'''

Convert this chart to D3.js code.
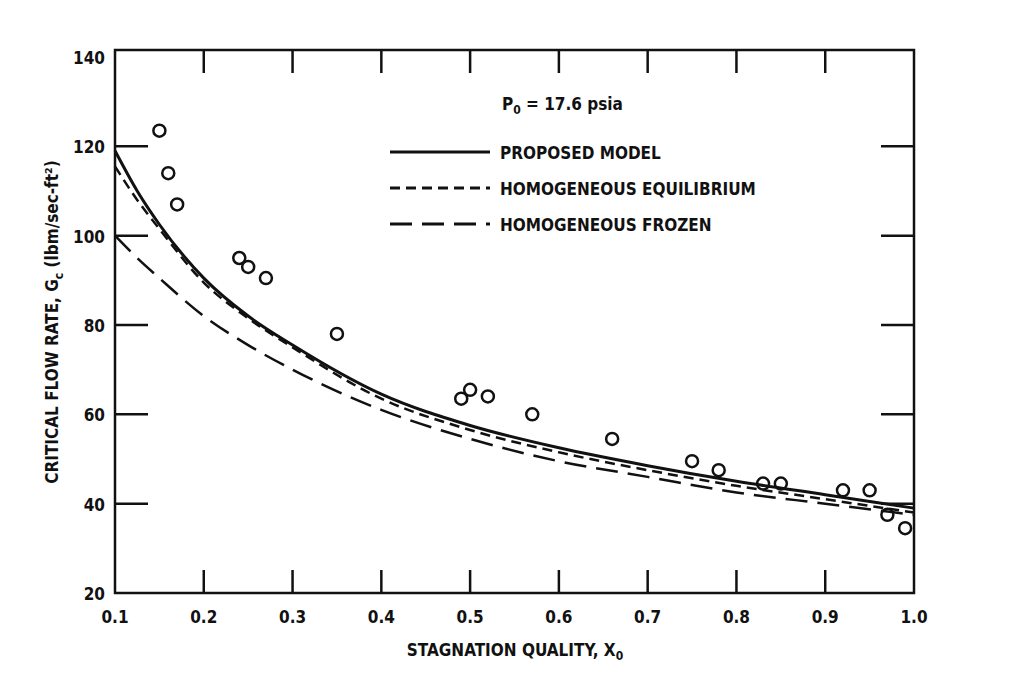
<!DOCTYPE html>
<html><head><meta charset="utf-8">
<script src="https://cdn.jsdelivr.net/npm/d3@7"></script>
<style>body{margin:0;background:#fff}text{font-family:"DejaVu Sans Condensed","DejaVu Sans",sans-serif;font-weight:bold;fill:#111}</style>
</head><body><div id="chart"></div>
<script>
var width = 1017, height = 689
var xTicks = [0.1,0.2,0.3,0.4,0.5,0.6,0.7,0.8,0.9,1.0]
var xTickLabels = ["0.1","0.2","0.3","0.4","0.5","0.6","0.7","0.8","0.9","1.0"]
var yTicks = [20,40,60,80,100,120,140]
// measured points (x0, Gc)
var points = [[0.15,123.5],[0.16,114],[0.17,107],[0.24,95],[0.25,93],[0.27,90.5],[0.35,78],
  [0.49,63.5],[0.50,65.5],[0.52,64],[0.57,60],[0.66,54.5],[0.75,49.5],[0.78,47.5],
  [0.83,44.5],[0.85,44.5],[0.92,43],[0.95,43],[0.97,37.5],[0.99,34.5]]
var proposed = [[0.1,119],[0.125,110],[0.15,102.5],[0.2,90.5],[0.25,82],[0.3,75.5],[0.4,64.5],[0.5,57.5],[0.6,52.5],[0.7,48.5],[0.8,45],[0.9,42],[1.0,39]]
var homEquil = [[0.1,115.5],[0.125,108],[0.15,101.5],[0.2,89.5],[0.25,81.5],[0.3,75],[0.4,63.5],[0.5,56.5],[0.6,51.5],[0.7,47.5],[0.8,44],[0.9,41],[1.0,38]]
var homFrozen = [[0.1,100],[0.125,95],[0.15,90.5],[0.2,82],[0.25,75.5],[0.3,70],[0.4,61],[0.5,54.5],[0.6,49.5],[0.7,46],[0.8,42.5],[0.9,40],[1.0,37.5]]
var legend = [["PROPOSED MODEL",null],["HOMOGENEOUS EQUILIBRIUM","10,6"],["HOMOGENEOUS FROZEN","22,10"]]

var svg = d3.select("#chart").append("svg").attr("width", width).attr("height", height)
var x = d3.scaleLinear().domain([0.1,1.0]).range([115,914])
var y = d3.scaleLinear().domain([20,140]).range([593,57])
var line = d3.line().x(d=>x(d[0])).y(d=>y(d[1])).curve(d3.curveMonotoneX)

svg.append("rect").attr("x",115).attr("y",50).attr("width",799).attr("height",543)
  .attr("fill","none").attr("stroke","#111").attr("stroke-width",2.5)

// inward ticks
svg.selectAll("line.xb").data(xTicks.slice(1,-1)).enter().append("line")
  .attr("x1",x).attr("x2",x).attr("y1",593).attr("y2",570).attr("stroke","#111").attr("stroke-width",2.5)
svg.selectAll("line.xt").data(xTicks.slice(1,-1)).enter().append("line")
  .attr("x1",x).attr("x2",x).attr("y1",50).attr("y2",73).attr("stroke","#111").attr("stroke-width",2.5)
svg.selectAll("line.yl").data(yTicks.slice(1,-1)).enter().append("line")
  .attr("x1",115).attr("x2",148).attr("y1",y).attr("y2",y).attr("stroke","#111").attr("stroke-width",2.5)
svg.selectAll("line.yr").data(yTicks.slice(1,-1)).enter().append("line")
  .attr("x1",881).attr("x2",914).attr("y1",y).attr("y2",y).attr("stroke","#111").attr("stroke-width",2.5)

svg.selectAll("text.xl").data(xTicks).enter().append("text")
  .attr("x",x).attr("y",623).attr("text-anchor","middle").attr("font-size",17).text((d,i)=>xTickLabels[i])
svg.selectAll("text.yl").data(yTicks).enter().append("text")
  .attr("x",105).attr("y",d=>y(d)+7).attr("text-anchor","end").attr("font-size",17).text(d=>d)

var xl = svg.append("text").attr("x",515).attr("y",656).attr("text-anchor","middle").attr("font-size",17).text("STAGNATION QUALITY, X")
xl.append("tspan").attr("font-size",12).attr("dy",4).text("0")
var yl = svg.append("text").attr("transform","translate(58,322) rotate(-90)").attr("text-anchor","middle").attr("font-size",17)
  .text("CRITICAL FLOW RATE, G")
yl.append("tspan").attr("font-size",12).attr("dy",5).text("c")
yl.append("tspan").attr("dy",-5).text(" (lbm/sec-ft²)")

svg.append("path").attr("d",line(proposed)).attr("fill","none").attr("stroke","#111").attr("stroke-width",3)
svg.append("path").attr("d",line(homEquil)).attr("fill","none").attr("stroke","#111").attr("stroke-width",2.5).attr("stroke-dasharray","10,6")
svg.append("path").attr("d",line(homFrozen)).attr("fill","none").attr("stroke","#111").attr("stroke-width",2.5).attr("stroke-dasharray","22,10")

svg.selectAll("circle").data(points).enter().append("circle")
  .attr("cx",d=>x(d[0])).attr("cy",d=>y(d[1])).attr("r",6)
  .attr("fill","none").attr("stroke","#111").attr("stroke-width",2.5)

var pt = svg.append("text").attr("x",502).attr("y",110).attr("font-size",17).text("P")
pt.append("tspan").attr("font-size",12).attr("dy",4).text("0")
pt.append("tspan").attr("dy",-4).text(" = 17.6 psia")
var lg = svg.selectAll("g.lg").data(legend).enter().append("g").attr("transform",(d,i)=>"translate(390,"+(152+i*36)+")")
lg.append("line").attr("x1",0).attr("x2",100).attr("stroke","#111").attr("stroke-width",3)
  .attr("stroke-dasharray",d=>d[1])
lg.append("text").attr("x",110).attr("y",7).attr("font-size",17).text(d=>d[0])
</script></body></html>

'''

▸ WHAT YOU WILL DO
Copy out the whole listing exactly, and don't carry over any pictures.

▸ FINISHED EXERCISE
Convert this chart to D3.js code.
<!DOCTYPE html>
<html><head><meta charset="utf-8">
<script src="https://cdn.jsdelivr.net/npm/d3@7"></script>
<style>body{margin:0;background:#fff}text{font-family:"DejaVu Sans Condensed","DejaVu Sans",sans-serif;font-weight:bold;fill:#111}</style>
</head><body><div id="chart"></div>
<script>
var width = 1017, height = 689
var xTicks = [0.1,0.2,0.3,0.4,0.5,0.6,0.7,0.8,0.9,1.0]
var xTickLabels = ["0.1","0.2","0.3","0.4","0.5","0.6","0.7","0.8","0.9","1.0"]
var yTicks = [20,40,60,80,100,120,140]
// measured points (x0, Gc)
var points = [[0.15,123.5],[0.16,114],[0.17,107],[0.24,95],[0.25,93],[0.27,90.5],[0.35,78],
  [0.49,63.5],[0.50,65.5],[0.52,64],[0.57,60],[0.66,54.5],[0.75,49.5],[0.78,47.5],
  [0.83,44.5],[0.85,44.5],[0.92,43],[0.95,43],[0.97,37.5],[0.99,34.5]]
var proposed = [[0.1,119],[0.125,110],[0.15,102.5],[0.2,90.5],[0.25,82],[0.3,75.5],[0.4,64.5],[0.5,57.5],[0.6,52.5],[0.7,48.5],[0.8,45],[0.9,42],[1.0,39]]
var homEquil = [[0.1,115.5],[0.125,108],[0.15,101.5],[0.2,89.5],[0.25,81.5],[0.3,75],[0.4,63.5],[0.5,56.5],[0.6,51.5],[0.7,47.5],[0.8,44],[0.9,41],[1.0,38]]
var homFrozen = [[0.1,100],[0.125,95],[0.15,90.5],[0.2,82],[0.25,75.5],[0.3,70],[0.4,61],[0.5,54.5],[0.6,49.5],[0.7,46],[0.8,42.5],[0.9,40],[1.0,37.5]]
var legend = [["PROPOSED MODEL",null],["HOMOGENEOUS EQUILIBRIUM","10,6"],["HOMOGENEOUS FROZEN","22,10"]]

var svg = d3.select("#chart").append("svg").attr("width", width).attr("height", height)
var x = d3.scaleLinear().domain([0.1,1.0]).range([115,914])
var y = d3.scaleLinear().domain([20,140]).range([593,57])
var line = d3.line().x(d=>x(d[0])).y(d=>y(d[1])).curve(d3.curveMonotoneX)

svg.append("rect").attr("x",115).attr("y",50).attr("width",799).attr("height",543)
  .attr("fill","none").attr("stroke","#111").attr("stroke-width",2.5)

// inward ticks
svg.selectAll("line.xb").data(xTicks.slice(1,-1)).enter().append("line")
  .attr("x1",x).attr("x2",x).attr("y1",593).attr("y2",570).attr("stroke","#111").attr("stroke-width",2.5)
svg.selectAll("line.xt").data(xTicks.slice(1,-1)).enter().append("line")
  .attr("x1",x).attr("x2",x).attr("y1",50).attr("y2",73).attr("stroke","#111").attr("stroke-width",2.5)
svg.selectAll("line.yl").data(yTicks.slice(1,-1)).enter().append("line")
  .attr("x1",115).attr("x2",148).attr("y1",y).attr("y2",y).attr("stroke","#111").attr("stroke-width",2.5)
svg.selectAll("line.yr").data(yTicks.slice(1,-1)).enter().append("line")
  .attr("x1",881).attr("x2",914).attr("y1",y).attr("y2",y).attr("stroke","#111").attr("stroke-width",2.5)

svg.selectAll("text.xl").data(xTicks).enter().append("text")
  .attr("x",x).attr("y",623).attr("text-anchor","middle").attr("font-size",17).text((d,i)=>xTickLabels[i])
svg.selectAll("text.yl").data(yTicks).enter().append("text")
  .attr("x",105).attr("y",d=>y(d)+7).attr("text-anchor","end").attr("font-size",17).text(d=>d)

var xl = svg.append("text").attr("x",515).attr("y",656).attr("text-anchor","middle").attr("font-size",17).text("STAGNATION QUALITY, X")
xl.append("tspan").attr("font-size",12).attr("dy",4).text("0")
var yl = svg.append("text").attr("transform","translate(58,322) rotate(-90)").attr("text-anchor","middle").attr("font-size",17)
  .text("CRITICAL FLOW RATE, G")
yl.append("tspan").attr("font-size",12).attr("dy",5).text("c")
yl.append("tspan").attr("dy",-5).text(" (lbm/sec-ft²)")

svg.append("path").attr("d",line(proposed)).attr("fill","none").attr("stroke","#111").attr("stroke-width",3)
svg.append("path").attr("d",line(homEquil)).attr("fill","none").attr("stroke","#111").attr("stroke-width",2.5).attr("stroke-dasharray","10,6")
svg.append("path").attr("d",line(homFrozen)).attr("fill","none").attr("stroke","#111").attr("stroke-width",2.5).attr("stroke-dasharray","22,10")

svg.selectAll("circle").data(points).enter().append("circle")
  .attr("cx",d=>x(d[0])).attr("cy",d=>y(d[1])).attr("r",6)
  .attr("fill","none").attr("stroke","#111").attr("stroke-width",2.5)

var pt = svg.append("text").attr("x",502).attr("y",110).attr("font-size",17).text("P")
pt.append("tspan").attr("font-size",12).attr("dy",4).text("0")
pt.append("tspan").attr("dy",-4).text(" = 17.6 psia")
var lg = svg.selectAll("g.lg").data(legend).enter().append("g").attr("transform",(d,i)=>"translate(390,"+(152+i*36)+")")
lg.append("line").attr("x1",0).attr("x2",100).attr("stroke","#111").attr("stroke-width",3)
  .attr("stroke-dasharray",d=>d[1])
lg.append("text").attr("x",110).attr("y",7).attr("font-size",17).text(d=>d[0])
</script></body></html>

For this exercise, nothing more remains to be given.